As pensions have gone by the wayside for businesses, other modes of retirement plans have come to the forefront for employers and their staff.

But some companies don’t take advantage of the various plans available to them, according to David D. Horton, a financial advisor with Oliver Wickes & Associates, a private wealth management firm in Reno. While he says the majority of larger employers offer some type of benefits package, he finds that smaller firms are less likely to participate in them.

Horton said smaller companies tend to think offering a retirement package is often too expensive or time consuming to offer to their employees, often leaving the workers with the responsibility of figuring out their own retirement plans.

But he believes it can be very beneficial to companies in the long run.

“Most small business owners (often those with less than 15 employees) want to look at profit and are not as concerned with keeping employees,” Horton said. “What they often overlook is the benefit of keeping employees and giving these type of packages.”

Horton explained that offering retirement packages can increase employee retention, thus reducing the cost that comes with a company turnover. This could turn out to be an incentive for good employees to stay at a company, especially when the younger generations tend to have nomadic career paths.

“For whatever reason, Millennials have a tendency to move around from job to job,” Horton said. “For the older generation, you’re looking for where you can stay longer and train the next generation coming to your business. As the younger generation comes through you have a benefit of retaining those employees.”

Companies that offer retirement plans can also qualify for certain tax incentives.

A 401(k) is probably the most well-known plan and geared for larger employers. Employees can make contributions to a 401(k) account and can choose from investment options available within the plans. Companies can also choose whether to match employee contributions to an account. But if employers go this route, they must offer it to all employees.

“For companies with 50 to 100 employees a 401(k) plan is really the only way to go,” Horton said.

Another method is a SIMPLE IRA plan (Savings Incentive Matching Plan for Employees Individual Retirement Arrangement). This is designed for smaller companies and allows employees to choose to make salary reduction contributions while employers are required to make either matching or nonelective contributions.

The other main retirement plan is a SEP IRA (Simplified Employee Pension Individual Retirement Arrangement). Under this plan employers make contributions to their own retirement savings as well as those of the employees.

But under the latter two plans employers don’t have to offers plans to all employees, which Horton said some companies elect to do in order to reduce cost.
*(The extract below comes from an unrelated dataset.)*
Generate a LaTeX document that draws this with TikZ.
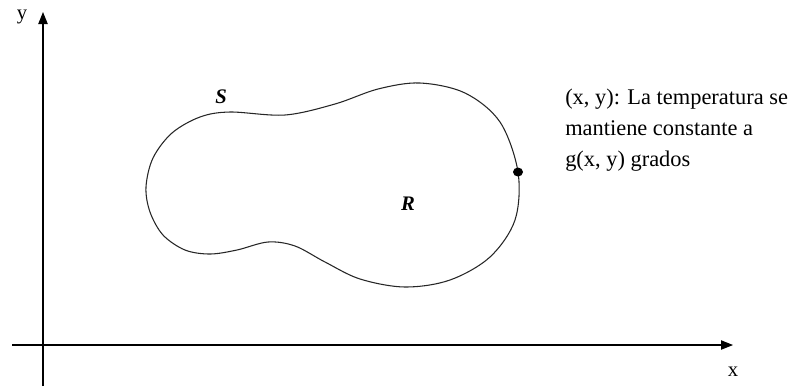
\documentclass[tikz,border=0pt]{standalone}
\usepackage{fontspec}
\setmainfont{Liberation Serif}
\usetikzlibrary{arrows.meta}

\begin{document}
\begin{tikzpicture}[x=0.75pt,y=-0.75pt,
  eje/.style={line width=0.8pt,-{Triangle[length=9pt,width=7pt]}},
  curva/.style={line width=0.8pt,black!85},
  etiq/.style={font=\fontsize{15.5}{18}\selectfont}]

\useasboundingbox (0,0) rectangle (798,387);

% Ejes
\coordinate (xini) at (12,345);
\coordinate (xfin) at (733,345);
\coordinate (yini) at (43,386);
\coordinate (yfin) at (43,12);
\draw[eje] (xini) -- (xfin);
\draw[eje] (yini) -- (yfin);
\node[etiq] (ylab) at (22,17) {y};
\node[etiq] (xlab) at (733,372) {x};

% Frontera S de la region R
\draw[curva] plot[smooth cycle, tension=0.55] coordinates {
  (146,187) (153,158) (172,133) (200,117) (230,112) (285,115)
  (335,104) (378,89) (420,83) (465,93) (500,122) (518,172)
  (515,220) (490,257) (450,280) (405,287) (360,279) (325,262)
  (295,246) (268,242) (237,250) (210,254) (185,250) (163,235)
  (150,212)};

\node[etiq] (S) at (221,97) {\bfseries\itshape S};
\node[etiq] (R) at (408,204) {\bfseries\itshape R};

% Punto sobre la frontera
\fill (518,172) ellipse (5 and 4.5);

% Texto explicativo
\node[anchor=north west,align=left,inner sep=0pt,
  font=\fontsize{16.8}{23.3}\selectfont] (txt) at (565,89) {%
(x, y): La temperatura se\\
mantiene constante a\\
g(x, y) grados};

\end{tikzpicture}
\end{document}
Horton said the retirement planning landscape is ever-changing, even from year-to-year. Horton said the Employee Retirement Income Security Act of 1974 (ERISA) was a game-changer in the retirement planning industry.

The act established minimum standards for pension or retirement plans and established intensive rules for federal income taxes. It also put more of the onus on private companies to manage plans

He finds that more and more it’s forcing the HR departments of large companies or the small business owner to keep an eye on the industry.

“It’s becoming more and more labor-intensive for human resources departments and the small business owner to keep up with those rules and regulations,” Horton said. “More small businesses want to wash their hands of it because they don’t want the extra workload.”

With all the rules and regulations, Horton encourages business owners to consult third-party administrators well-versed in retirement planning laws on an annual basis.

He said that expanding companies are particularly susceptible because growth could cause a company to change their retirement offerings. To that, he said companies should look what plan fits them best long-term and not have to make changes down the road.

“Growing companies may have that expansion problem when it comes to retirement plans,” Horton said. “Communicating with a business owner is key because you don’t want them to have a plan and then say a year later, they change their mind. Unwinding things can be harder than starting, both for the owner and for the employees.”